Il terzo album dei Darkside, “Nothing”, segna una piccola svolta nella collaborazione tra il producer Nicolas Jaar e il polistrumentista Dave Harrington, che questa volta vengono affiancati dal percussionista Tlacael Esparza, unitosi alla formazione nel 2022. Il disco incarna la naturale predisposizione dell’ora-trio alla libera sperimentazione: una ricerca sonora che si muove serpentinamente, senza vincoli, con un approccio alla creatività dal “candore” senza tempo, verso caldi territori tra la notte a l’alba, tra qualche frattaglia digitale ed ectoplasmi di carne vibrante.

Sin dalle prime tracce, il lavoro si distingue per un’ampia gamma di influenze, come specchi che si riflettono a vicenda, distorcendo dolcemente riflessi e riverberi, e proiettando nuovi e antichi mondi. “S.N.C” mescola la “classica” impronta psichedelica del progetto con ritmi funk dal sapore vintage, mentre “Are You Tired? (Keep On Singing)” unisce scenari ambient ad avvolgenti riff dal tocco latino. Un pezzo come “Graucha Max”, invece, si muove con disinvoltura tra suggestioni afrobeat e distorsioni industriali, per poi sorprendere con un’inaspettata deviazione ritmica che guarda a sonorità urban contemporanee, senza mai cadere nel cheap. I Darkside più ipnotici e convincenti sono comunque quelli che attingono per l’appunto…alla loro croccante dark side: è ciò che avviene in pezzi come “Heavy Is Good For This”, con quella frastagliata svagatezza tra morbida seicorde e torbide pulsazioni, o in “American References”, dove incontriamo ancora sapori latineggianti, virati verso pagane danze notturne, mescolati a puntelli elettropop e accorati viluppi di chitarra. Un pelo meno interessanti ma da non sottovalutare i due tentativi soul-blues di “Hell Suite part I/II”, che lasciano addosso una madida sensazione di vulnerabilità e nostalgia. 

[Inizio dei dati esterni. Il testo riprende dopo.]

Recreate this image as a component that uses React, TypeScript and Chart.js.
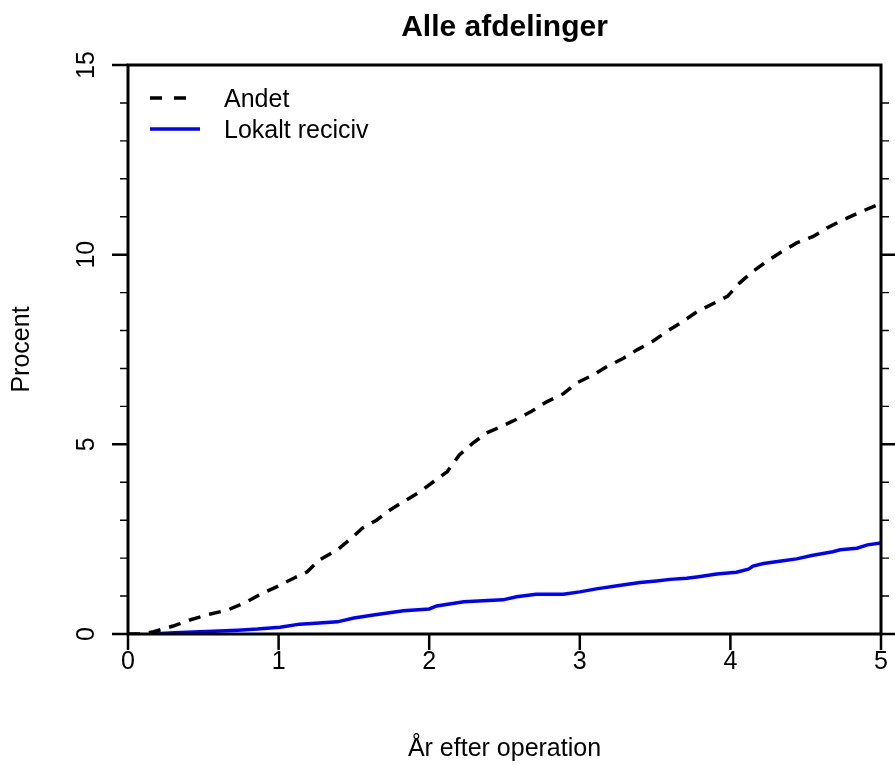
import React, { useEffect, useRef } from "react";
import { Chart, registerables } from "chart.js";

Chart.register(...registerables);

const TITLE = "Alle afdelinger";
const X_LABEL = "År efter operation";
const Y_LABEL = "Procent";
const X_TICKS = [0, 1, 2, 3, 4, 5];
const Y_MAJOR = [0, 5, 10, 15];
const Y_MINOR = [1, 2, 3, 4, 6, 7, 8, 9, 11, 12, 13, 14];
const SERIES_NAMES = ["Andet", "Lokalt reciciv"];

const andetX = [0, 0.1, 0.17, 0.3, 0.41, 0.54, 0.66, 0.79, 0.88, 0.99, 1.1, 1.19, 1.27, 1.39, 1.47, 1.56, 1.65, 1.74, 1.83, 1.94, 2.03, 2.12, 2.2, 2.29, 2.38, 2.47, 2.58, 2.68, 2.78, 2.89, 2.98, 3.09, 3.18, 3.29, 3.38, 3.49, 3.58, 3.67, 3.78, 3.89, 3.98, 4.06, 4.15, 4.24, 4.33, 4.44, 4.55, 4.64, 4.75, 4.86, 5.0];
const andetY = [0, 0, 0.06, 0.21, 0.37, 0.52, 0.63, 0.85, 1.05, 1.25, 1.47, 1.64, 1.95, 2.22, 2.48, 2.8, 3.0, 3.27, 3.49, 3.75, 4.02, 4.28, 4.72, 5.03, 5.3, 5.45, 5.66, 5.87, 6.12, 6.33, 6.62, 6.83, 7.05, 7.27, 7.49, 7.73, 7.98, 8.2, 8.5, 8.72, 8.9, 9.25, 9.56, 9.82, 10.05, 10.31, 10.48, 10.7, 10.92, 11.12, 11.35];

const lokX = [0.15, 0.31, 0.73, 0.86, 1.01, 1.14, 1.27, 1.39, 1.5, 1.63, 1.83, 2.0, 2.05, 2.23, 2.49, 2.58, 2.71, 2.89, 3.0, 3.11, 3.25, 3.33, 3.4, 3.51, 3.6, 3.71, 3.79, 3.91, 4.04, 4.12, 4.15, 4.22, 4.35, 4.44, 4.54, 4.68, 4.73, 4.84, 4.91, 5.0];
const lokY = [0, 0.03, 0.1, 0.13, 0.18, 0.26, 0.29, 0.32, 0.42, 0.5, 0.61, 0.66, 0.74, 0.85, 0.9, 0.98, 1.05, 1.05, 1.11, 1.19, 1.27, 1.32, 1.36, 1.4, 1.44, 1.47, 1.51, 1.58, 1.63, 1.71, 1.79, 1.86, 1.93, 1.98, 2.07, 2.17, 2.22, 2.26, 2.35, 2.4];

const FONT = "'Liberation Sans', Arial, Helvetica, sans-serif";

const framePlugin = {
  id: "rframe",
  afterDatasetsDraw(chart: any) {
    const ctx = chart.ctx as CanvasRenderingContext2D;
    const xs = chart.scales.x;
    const ys = chart.scales.y;
    const l = xs.getPixelForValue(0);
    const r = xs.getPixelForValue(5);
    const b = ys.getPixelForValue(0);
    const t = ys.getPixelForValue(15);
    ctx.save();
    ctx.strokeStyle = "#000";
    ctx.lineCap = "square";
    // frame
    ctx.lineWidth = 3;
    ctx.beginPath();
    ctx.moveTo(l, t); ctx.lineTo(r, t);
    ctx.lineTo(r, b);
    ctx.lineTo(l, b);
    ctx.lineTo(l, t);
    ctx.stroke();
    ctx.lineCap = "butt";
    // major ticks
    ctx.lineWidth = 2.5;
    ctx.beginPath();
    for (const v of Y_MAJOR) {
      const y = ys.getPixelForValue(v);
      ctx.moveTo(l - 16, y); ctx.lineTo(l, y);
      if (v < 15) { ctx.moveTo(r, y); ctx.lineTo(r + 15, y); }
    }
    for (const v of X_TICKS) {
      const x = xs.getPixelForValue(v);
      ctx.moveTo(x, b); ctx.lineTo(x, b + 16);
    }
    ctx.stroke();
    // minor y ticks
    ctx.lineWidth = 1.4;
    ctx.beginPath();
    for (const v of Y_MINOR) {
      const y = ys.getPixelForValue(v);
      ctx.moveTo(l - 8, y); ctx.lineTo(l, y);
      ctx.moveTo(r, y); ctx.lineTo(r + 8, y);
    }
    ctx.stroke();

    ctx.fillStyle = "#000";
    ctx.textAlign = "center";
    ctx.textBaseline = "middle";
    ctx.font = `25px ${FONT}`;
    for (const v of X_TICKS) {
      ctx.fillText(String(v), xs.getPixelForValue(v), b + 28);
    }
    ctx.fillText(X_LABEL, (l + r) / 2, b + 115);
    for (const v of Y_MAJOR) {
      ctx.save();
      ctx.translate(l - 41, ys.getPixelForValue(v));
      ctx.rotate(-Math.PI / 2);
      ctx.fillText(String(v), 0, 0);
      ctx.restore();
    }
    ctx.save();
    ctx.translate(22, (t + b) / 2);
    ctx.rotate(-Math.PI / 2);
    ctx.fillText(Y_LABEL, 0, 0);
    ctx.restore();

    ctx.font = `bold 30px ${FONT}`;
    ctx.fillText(TITLE, (l + r) / 2, 28);

    // legend
    ctx.font = `25px ${FONT}`;
    ctx.textAlign = "left";
    ctx.lineWidth = 3.5;
    ctx.setLineDash([12, 12]);
    ctx.beginPath();
    ctx.moveTo(150, 98); ctx.lineTo(190, 98);
    ctx.stroke();
    ctx.setLineDash([]);
    ctx.strokeStyle = "#0000ff";
    ctx.beginPath();
    ctx.moveTo(150, 129); ctx.lineTo(200, 129);
    ctx.stroke();
    ctx.fillText(SERIES_NAMES[0], 224, 100);
    ctx.fillText(SERIES_NAMES[1], 224, 131);
    ctx.restore();
  },
};

export default function App() {
  const ref = useRef<HTMLCanvasElement>(null);
  useEffect(() => {
    if (!ref.current) return;
    const chart = new Chart(ref.current, {
      type: "line",
      data: {
        datasets: [
          {
            label: SERIES_NAMES[0],
            data: andetX.map((x, i) => ({ x, y: andetY[i] })),
            borderColor: "#000000",
            borderWidth: 3.5,
            borderDash: [12, 9],
            pointRadius: 0,
            tension: 0,
            fill: false,
          },
          {
            label: SERIES_NAMES[1],
            data: lokX.map((x, i) => ({ x, y: lokY[i] })),
            borderColor: "#0000ff",
            borderWidth: 3.5,
            pointRadius: 0,
            tension: 0,
            fill: false,
          },
        ],
      },
      options: {
        responsive: false,
        animation: false,
        devicePixelRatio: 1,
        layout: { padding: { left: 128, top: 65, right: 14, bottom: 131 } },
        plugins: { legend: { display: false }, title: { display: false }, tooltip: { enabled: false } },
        scales: {
          x: { type: "linear", min: 0, max: 5, display: false },
          y: { type: "linear", min: 0, max: 15, display: false },
        },
      },
      plugins: [framePlugin],
    });
    return () => chart.destroy();
  }, []);
  return (
    <div style={{ position: "absolute", left: 0, top: 0, width: 895, height: 765, background: "#fff" }}>
      <canvas ref={ref} width={895} height={765} />
    </div>
  );
}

Anche se rimango molto affezionato ai primi due lavori, bisogna dire che con questo nuovo album il progetto Darkside continua a risultare sempre affascinante: è un tuffo nel vuoto alla ricerca di una sorgente vitale, attraverso la quale non ritrovarsi, ma proprio perdersi di fronte alla frammentazione dell’Attuale, in un denso ma anche leggero profluvio di cangianti suggestioni e artigianali schegge di musica in liquefazione, fatta per sudare, riflettere, osservare i pensieri, la poesia dell’orrizonte e la decadenza del cemento, la distanza e la presenza, l’Io e il Noi.